### Records for the exercise
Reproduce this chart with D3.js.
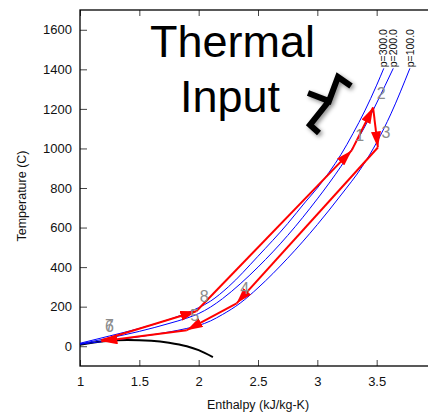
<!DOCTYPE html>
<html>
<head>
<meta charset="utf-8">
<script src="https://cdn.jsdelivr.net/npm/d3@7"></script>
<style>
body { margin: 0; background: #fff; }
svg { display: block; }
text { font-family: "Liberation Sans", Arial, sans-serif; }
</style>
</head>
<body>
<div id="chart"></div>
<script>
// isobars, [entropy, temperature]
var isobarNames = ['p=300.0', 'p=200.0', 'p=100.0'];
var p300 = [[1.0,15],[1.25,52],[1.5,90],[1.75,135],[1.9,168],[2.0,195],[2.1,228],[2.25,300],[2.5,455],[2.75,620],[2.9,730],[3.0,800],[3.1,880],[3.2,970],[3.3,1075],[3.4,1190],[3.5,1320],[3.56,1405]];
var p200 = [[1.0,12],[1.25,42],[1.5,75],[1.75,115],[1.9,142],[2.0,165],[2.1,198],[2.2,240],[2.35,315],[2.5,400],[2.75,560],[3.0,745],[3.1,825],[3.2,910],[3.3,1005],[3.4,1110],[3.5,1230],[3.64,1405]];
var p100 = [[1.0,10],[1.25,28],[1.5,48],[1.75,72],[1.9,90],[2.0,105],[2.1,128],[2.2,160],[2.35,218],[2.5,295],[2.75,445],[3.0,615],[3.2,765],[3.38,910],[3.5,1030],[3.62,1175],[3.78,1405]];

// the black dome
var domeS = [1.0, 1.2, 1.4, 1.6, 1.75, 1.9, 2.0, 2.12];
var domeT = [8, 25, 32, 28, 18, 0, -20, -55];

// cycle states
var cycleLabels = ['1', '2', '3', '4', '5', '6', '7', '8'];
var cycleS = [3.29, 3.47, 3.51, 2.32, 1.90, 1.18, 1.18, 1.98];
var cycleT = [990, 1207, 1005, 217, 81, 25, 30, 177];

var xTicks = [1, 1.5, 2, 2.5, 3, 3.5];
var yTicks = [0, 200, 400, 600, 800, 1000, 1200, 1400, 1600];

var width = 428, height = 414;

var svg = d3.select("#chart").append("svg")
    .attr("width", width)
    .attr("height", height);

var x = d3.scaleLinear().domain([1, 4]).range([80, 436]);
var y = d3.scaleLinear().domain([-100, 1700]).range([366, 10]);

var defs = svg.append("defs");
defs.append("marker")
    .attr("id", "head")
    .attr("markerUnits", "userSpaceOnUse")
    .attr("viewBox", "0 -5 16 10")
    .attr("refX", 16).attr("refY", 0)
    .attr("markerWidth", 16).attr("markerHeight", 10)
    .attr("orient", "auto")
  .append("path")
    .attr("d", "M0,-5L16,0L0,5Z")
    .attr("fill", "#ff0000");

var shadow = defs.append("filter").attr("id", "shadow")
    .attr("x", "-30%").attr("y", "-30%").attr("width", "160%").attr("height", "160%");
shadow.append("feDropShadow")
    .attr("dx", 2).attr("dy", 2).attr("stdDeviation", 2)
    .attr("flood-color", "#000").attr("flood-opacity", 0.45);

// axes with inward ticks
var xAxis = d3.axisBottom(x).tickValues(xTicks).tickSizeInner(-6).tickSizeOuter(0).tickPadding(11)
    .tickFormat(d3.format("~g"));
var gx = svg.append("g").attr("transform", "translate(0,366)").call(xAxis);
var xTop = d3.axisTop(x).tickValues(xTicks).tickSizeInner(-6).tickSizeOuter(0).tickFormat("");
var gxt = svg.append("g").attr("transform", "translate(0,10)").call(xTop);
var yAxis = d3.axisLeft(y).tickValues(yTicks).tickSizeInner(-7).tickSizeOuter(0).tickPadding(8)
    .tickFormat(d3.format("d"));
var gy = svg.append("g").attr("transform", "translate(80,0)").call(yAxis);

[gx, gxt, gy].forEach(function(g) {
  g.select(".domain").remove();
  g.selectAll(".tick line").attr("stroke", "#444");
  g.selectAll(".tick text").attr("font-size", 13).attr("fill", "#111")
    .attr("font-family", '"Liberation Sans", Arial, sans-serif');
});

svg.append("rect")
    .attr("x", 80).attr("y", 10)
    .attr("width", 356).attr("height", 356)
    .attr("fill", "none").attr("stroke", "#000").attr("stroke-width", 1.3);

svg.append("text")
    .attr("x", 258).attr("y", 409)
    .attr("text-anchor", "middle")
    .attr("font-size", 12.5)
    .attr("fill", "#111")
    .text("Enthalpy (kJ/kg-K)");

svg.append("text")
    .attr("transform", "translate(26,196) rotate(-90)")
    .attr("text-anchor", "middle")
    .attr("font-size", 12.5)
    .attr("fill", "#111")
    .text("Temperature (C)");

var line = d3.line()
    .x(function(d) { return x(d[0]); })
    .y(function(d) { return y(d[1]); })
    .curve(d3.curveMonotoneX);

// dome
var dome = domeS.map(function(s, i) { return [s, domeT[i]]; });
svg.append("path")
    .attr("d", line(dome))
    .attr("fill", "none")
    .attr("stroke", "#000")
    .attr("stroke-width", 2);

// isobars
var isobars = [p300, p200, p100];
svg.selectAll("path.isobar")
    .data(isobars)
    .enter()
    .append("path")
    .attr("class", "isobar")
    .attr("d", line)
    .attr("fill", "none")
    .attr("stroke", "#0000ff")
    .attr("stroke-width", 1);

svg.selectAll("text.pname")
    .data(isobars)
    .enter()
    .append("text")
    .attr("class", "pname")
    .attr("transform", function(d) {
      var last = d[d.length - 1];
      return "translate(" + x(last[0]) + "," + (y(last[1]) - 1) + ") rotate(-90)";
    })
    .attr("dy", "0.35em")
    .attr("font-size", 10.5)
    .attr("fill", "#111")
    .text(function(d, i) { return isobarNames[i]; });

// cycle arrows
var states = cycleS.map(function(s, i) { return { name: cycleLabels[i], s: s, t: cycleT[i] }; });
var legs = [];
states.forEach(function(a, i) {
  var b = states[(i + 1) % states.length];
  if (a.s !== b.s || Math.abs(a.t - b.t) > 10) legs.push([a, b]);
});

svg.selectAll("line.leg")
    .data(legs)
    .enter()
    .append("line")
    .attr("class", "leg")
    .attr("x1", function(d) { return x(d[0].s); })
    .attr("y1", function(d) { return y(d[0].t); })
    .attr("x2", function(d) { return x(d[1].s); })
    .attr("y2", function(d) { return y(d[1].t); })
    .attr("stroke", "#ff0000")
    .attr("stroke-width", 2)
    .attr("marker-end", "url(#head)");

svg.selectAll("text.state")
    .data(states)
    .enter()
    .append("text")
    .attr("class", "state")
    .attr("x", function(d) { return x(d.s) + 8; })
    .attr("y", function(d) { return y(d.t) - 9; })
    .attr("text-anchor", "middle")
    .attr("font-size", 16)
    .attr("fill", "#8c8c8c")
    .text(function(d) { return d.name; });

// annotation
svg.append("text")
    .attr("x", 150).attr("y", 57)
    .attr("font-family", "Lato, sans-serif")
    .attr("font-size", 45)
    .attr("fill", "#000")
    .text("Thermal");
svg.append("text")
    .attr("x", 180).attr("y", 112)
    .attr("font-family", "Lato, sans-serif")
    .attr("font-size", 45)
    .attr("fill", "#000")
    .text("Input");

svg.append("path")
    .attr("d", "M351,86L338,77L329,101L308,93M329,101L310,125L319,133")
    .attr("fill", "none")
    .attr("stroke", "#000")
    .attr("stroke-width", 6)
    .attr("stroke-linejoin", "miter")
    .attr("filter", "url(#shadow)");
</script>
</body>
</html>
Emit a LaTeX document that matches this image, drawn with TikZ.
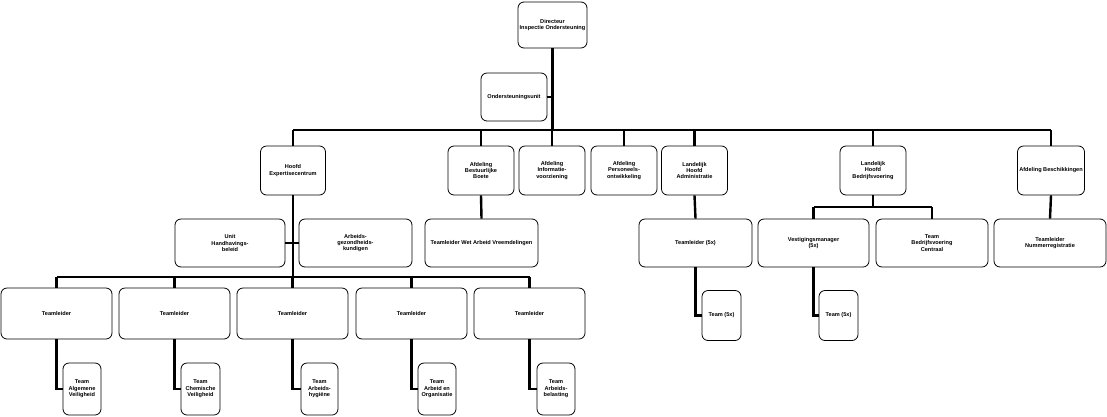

### Exercise details
Begin at the top of the material above and output each line exactly, stopping after the line that holds "var cycleT = [990, 1207, 1005, 217, 81, 25, 30, 177];". Leave out pictures.

### Exercise answer
Reproduce this chart with D3.js.
<!DOCTYPE html>
<html>
<head>
<meta charset="utf-8">
<script src="https://cdn.jsdelivr.net/npm/d3@7"></script>
<style>
body { margin: 0; background: #fff; }
svg { display: block; }
text { font-family: "Liberation Sans", Arial, sans-serif; }
</style>
</head>
<body>
<div id="chart"></div>
<script>
// isobars, [entropy, temperature]
var isobarNames = ['p=300.0', 'p=200.0', 'p=100.0'];
var p300 = [[1.0,15],[1.25,52],[1.5,90],[1.75,135],[1.9,168],[2.0,195],[2.1,228],[2.25,300],[2.5,455],[2.75,620],[2.9,730],[3.0,800],[3.1,880],[3.2,970],[3.3,1075],[3.4,1190],[3.5,1320],[3.56,1405]];
var p200 = [[1.0,12],[1.25,42],[1.5,75],[1.75,115],[1.9,142],[2.0,165],[2.1,198],[2.2,240],[2.35,315],[2.5,400],[2.75,560],[3.0,745],[3.1,825],[3.2,910],[3.3,1005],[3.4,1110],[3.5,1230],[3.64,1405]];
var p100 = [[1.0,10],[1.25,28],[1.5,48],[1.75,72],[1.9,90],[2.0,105],[2.1,128],[2.2,160],[2.35,218],[2.5,295],[2.75,445],[3.0,615],[3.2,765],[3.38,910],[3.5,1030],[3.62,1175],[3.78,1405]];

// the black dome
var domeS = [1.0, 1.2, 1.4, 1.6, 1.75, 1.9, 2.0, 2.12];
var domeT = [8, 25, 32, 28, 18, 0, -20, -55];

// cycle states
var cycleLabels = ['1', '2', '3', '4', '5', '6', '7', '8'];
var cycleS = [3.29, 3.47, 3.51, 2.32, 1.90, 1.18, 1.18, 1.98];
var cycleT = [990, 1207, 1005, 217, 81, 25, 30, 177];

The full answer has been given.